• What to work on: Copy each line below in which the word "matplotlib" occurs.

==========

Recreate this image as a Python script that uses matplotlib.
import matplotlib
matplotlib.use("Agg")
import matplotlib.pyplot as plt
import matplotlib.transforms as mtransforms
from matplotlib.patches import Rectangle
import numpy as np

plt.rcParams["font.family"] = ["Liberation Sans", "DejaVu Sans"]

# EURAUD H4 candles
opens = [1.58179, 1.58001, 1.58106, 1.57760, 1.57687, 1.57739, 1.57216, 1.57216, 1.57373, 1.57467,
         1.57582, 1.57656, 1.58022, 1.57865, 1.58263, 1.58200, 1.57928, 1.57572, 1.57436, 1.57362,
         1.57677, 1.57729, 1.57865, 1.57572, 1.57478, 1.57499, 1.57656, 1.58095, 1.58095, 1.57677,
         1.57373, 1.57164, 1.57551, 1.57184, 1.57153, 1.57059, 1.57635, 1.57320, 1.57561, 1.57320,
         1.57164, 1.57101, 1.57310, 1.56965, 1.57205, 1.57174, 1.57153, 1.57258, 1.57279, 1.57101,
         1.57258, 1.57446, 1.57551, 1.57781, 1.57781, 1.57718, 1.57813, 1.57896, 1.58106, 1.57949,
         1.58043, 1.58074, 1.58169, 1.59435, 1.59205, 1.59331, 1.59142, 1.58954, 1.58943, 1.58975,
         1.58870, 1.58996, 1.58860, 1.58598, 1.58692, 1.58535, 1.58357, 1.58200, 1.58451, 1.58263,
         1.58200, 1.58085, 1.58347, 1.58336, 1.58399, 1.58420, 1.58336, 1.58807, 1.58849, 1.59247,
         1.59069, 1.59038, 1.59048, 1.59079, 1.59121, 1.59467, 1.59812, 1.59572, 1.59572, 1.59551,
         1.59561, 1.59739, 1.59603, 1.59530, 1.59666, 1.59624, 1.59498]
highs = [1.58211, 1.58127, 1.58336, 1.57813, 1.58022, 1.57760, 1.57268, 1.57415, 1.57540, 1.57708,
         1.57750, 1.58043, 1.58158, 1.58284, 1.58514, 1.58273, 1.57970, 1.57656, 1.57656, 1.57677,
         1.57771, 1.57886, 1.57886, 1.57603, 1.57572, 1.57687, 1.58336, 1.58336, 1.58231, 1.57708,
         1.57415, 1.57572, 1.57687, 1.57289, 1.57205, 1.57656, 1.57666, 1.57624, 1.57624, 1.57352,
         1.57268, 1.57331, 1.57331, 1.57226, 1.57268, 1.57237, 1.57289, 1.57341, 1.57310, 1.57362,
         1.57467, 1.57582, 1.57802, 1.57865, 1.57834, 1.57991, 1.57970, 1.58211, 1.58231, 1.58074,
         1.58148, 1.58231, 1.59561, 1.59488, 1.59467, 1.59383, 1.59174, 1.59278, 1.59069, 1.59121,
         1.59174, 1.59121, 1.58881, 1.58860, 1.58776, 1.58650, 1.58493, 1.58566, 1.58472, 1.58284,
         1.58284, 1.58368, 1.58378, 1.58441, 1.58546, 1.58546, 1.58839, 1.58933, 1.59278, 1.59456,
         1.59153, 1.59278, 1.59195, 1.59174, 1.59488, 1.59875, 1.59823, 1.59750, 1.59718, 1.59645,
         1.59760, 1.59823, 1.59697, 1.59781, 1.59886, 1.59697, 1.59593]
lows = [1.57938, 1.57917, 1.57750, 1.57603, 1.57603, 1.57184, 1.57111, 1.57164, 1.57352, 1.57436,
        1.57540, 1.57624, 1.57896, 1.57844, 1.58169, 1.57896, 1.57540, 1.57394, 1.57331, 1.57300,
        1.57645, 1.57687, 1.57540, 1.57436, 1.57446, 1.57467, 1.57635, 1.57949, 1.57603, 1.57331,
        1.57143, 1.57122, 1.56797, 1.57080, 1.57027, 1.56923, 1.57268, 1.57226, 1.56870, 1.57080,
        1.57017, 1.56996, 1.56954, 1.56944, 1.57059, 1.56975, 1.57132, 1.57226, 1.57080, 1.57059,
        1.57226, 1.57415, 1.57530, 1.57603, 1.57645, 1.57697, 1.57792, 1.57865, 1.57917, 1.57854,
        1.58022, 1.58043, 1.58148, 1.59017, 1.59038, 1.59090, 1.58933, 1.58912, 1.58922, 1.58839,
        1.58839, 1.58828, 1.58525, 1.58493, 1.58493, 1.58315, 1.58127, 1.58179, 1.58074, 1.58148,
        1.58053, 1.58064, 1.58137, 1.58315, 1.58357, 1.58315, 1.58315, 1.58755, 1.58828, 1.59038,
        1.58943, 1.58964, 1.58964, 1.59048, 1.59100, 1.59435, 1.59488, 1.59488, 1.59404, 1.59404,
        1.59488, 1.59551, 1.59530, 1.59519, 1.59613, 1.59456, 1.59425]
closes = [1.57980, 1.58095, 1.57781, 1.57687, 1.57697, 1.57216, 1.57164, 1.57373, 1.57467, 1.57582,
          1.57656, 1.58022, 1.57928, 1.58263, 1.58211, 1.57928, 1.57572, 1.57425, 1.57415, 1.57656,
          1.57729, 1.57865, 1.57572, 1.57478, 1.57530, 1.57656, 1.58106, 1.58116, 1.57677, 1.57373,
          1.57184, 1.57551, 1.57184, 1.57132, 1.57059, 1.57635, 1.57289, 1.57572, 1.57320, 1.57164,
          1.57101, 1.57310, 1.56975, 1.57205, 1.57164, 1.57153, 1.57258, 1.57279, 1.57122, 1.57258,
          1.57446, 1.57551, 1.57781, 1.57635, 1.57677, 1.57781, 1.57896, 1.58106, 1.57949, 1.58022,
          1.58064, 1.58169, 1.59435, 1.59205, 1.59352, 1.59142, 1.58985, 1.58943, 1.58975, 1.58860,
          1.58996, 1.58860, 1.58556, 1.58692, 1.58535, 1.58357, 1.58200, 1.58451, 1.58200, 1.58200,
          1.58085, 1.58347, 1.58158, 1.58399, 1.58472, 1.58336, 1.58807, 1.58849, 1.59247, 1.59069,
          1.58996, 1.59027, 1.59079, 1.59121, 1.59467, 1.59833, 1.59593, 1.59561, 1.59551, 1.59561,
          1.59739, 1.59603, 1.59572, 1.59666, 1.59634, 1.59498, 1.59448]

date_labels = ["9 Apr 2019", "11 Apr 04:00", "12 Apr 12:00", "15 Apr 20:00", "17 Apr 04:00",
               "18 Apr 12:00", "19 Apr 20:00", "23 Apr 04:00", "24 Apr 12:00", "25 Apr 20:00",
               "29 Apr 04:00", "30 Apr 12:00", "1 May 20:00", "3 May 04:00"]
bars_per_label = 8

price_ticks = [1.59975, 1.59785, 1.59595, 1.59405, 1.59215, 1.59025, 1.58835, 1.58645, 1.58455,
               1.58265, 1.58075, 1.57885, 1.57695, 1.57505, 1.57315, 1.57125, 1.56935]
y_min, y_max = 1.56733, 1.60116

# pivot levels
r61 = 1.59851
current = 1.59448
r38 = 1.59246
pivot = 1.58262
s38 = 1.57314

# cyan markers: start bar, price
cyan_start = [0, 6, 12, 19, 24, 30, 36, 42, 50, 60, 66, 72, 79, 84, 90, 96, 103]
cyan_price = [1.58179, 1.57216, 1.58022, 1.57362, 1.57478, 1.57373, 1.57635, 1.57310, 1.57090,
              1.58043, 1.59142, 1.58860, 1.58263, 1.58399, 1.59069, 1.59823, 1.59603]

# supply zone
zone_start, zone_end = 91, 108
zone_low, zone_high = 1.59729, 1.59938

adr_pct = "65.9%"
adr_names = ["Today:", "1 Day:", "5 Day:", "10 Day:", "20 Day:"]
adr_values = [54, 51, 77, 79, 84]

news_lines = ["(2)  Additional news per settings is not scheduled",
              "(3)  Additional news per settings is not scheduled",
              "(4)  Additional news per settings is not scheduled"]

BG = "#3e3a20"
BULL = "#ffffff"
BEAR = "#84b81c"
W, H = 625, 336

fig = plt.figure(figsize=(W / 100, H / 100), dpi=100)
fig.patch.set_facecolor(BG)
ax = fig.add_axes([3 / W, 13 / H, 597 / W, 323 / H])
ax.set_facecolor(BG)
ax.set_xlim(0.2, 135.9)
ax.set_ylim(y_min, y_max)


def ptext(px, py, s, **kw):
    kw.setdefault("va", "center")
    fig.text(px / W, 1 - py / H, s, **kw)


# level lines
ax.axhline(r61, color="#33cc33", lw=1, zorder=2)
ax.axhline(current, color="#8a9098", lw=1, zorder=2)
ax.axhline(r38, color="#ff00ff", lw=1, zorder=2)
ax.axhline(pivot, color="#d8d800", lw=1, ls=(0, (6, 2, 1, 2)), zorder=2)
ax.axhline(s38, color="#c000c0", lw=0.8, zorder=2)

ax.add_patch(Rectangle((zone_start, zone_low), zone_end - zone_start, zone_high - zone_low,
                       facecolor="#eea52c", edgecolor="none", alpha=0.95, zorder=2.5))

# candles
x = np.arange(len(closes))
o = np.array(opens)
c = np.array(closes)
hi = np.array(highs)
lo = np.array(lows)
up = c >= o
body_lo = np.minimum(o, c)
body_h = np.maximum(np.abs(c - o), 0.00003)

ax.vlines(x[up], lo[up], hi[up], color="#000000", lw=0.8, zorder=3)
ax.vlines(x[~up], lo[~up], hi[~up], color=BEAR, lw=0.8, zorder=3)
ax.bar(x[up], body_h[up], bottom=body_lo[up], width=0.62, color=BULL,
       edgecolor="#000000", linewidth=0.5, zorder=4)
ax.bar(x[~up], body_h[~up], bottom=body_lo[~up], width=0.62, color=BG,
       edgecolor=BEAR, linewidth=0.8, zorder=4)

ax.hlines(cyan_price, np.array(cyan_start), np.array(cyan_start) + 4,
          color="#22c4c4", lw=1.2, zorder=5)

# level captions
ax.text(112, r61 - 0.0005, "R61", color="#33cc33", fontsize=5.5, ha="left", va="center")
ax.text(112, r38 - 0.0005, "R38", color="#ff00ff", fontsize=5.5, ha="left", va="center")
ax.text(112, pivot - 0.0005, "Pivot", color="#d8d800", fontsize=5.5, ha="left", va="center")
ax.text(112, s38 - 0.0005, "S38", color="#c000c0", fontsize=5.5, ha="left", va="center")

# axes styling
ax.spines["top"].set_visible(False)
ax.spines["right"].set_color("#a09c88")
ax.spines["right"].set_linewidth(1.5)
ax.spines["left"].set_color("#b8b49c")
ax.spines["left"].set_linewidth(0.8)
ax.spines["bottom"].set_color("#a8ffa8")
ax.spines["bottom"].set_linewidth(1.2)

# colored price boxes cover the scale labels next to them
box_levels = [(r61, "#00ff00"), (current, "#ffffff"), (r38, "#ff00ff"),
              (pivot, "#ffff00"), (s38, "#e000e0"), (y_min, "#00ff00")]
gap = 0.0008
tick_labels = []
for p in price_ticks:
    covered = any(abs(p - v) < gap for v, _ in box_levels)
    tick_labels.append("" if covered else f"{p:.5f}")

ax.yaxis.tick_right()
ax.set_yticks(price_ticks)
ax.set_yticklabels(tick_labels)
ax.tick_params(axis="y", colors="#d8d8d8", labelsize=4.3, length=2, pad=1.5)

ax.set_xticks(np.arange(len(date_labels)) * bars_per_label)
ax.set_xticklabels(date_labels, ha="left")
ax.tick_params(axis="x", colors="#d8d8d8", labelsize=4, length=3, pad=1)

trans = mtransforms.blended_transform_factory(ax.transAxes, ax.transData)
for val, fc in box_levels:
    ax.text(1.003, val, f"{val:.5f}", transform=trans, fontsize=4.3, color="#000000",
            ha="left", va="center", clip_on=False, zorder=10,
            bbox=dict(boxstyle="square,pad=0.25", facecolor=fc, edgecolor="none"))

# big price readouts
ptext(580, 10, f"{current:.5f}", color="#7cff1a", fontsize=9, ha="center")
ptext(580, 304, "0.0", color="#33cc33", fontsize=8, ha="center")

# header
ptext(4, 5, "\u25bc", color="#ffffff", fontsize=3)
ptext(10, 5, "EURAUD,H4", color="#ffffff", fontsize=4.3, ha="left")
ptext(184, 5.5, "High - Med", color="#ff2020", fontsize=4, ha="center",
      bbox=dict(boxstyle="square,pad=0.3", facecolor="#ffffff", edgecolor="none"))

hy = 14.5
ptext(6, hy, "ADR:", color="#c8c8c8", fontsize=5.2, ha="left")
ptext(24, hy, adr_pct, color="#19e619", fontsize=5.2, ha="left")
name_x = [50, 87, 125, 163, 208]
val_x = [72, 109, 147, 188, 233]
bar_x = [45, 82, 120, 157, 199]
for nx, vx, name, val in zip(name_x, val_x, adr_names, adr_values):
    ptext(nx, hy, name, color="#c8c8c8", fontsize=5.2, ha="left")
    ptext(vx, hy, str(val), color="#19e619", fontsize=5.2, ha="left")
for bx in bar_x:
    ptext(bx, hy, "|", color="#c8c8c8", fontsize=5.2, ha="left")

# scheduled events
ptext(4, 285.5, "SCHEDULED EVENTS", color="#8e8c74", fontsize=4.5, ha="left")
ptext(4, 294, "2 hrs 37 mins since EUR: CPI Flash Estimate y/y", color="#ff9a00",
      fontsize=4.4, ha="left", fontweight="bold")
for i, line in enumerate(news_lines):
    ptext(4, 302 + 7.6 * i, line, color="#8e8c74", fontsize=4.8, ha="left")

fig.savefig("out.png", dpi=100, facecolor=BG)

==========

• Result below:
Recreate this image as a Python script that uses matplotlib.
import matplotlib
matplotlib.use("Agg")
import matplotlib.pyplot as plt
import matplotlib.transforms as mtransforms
from matplotlib.patches import Rectangle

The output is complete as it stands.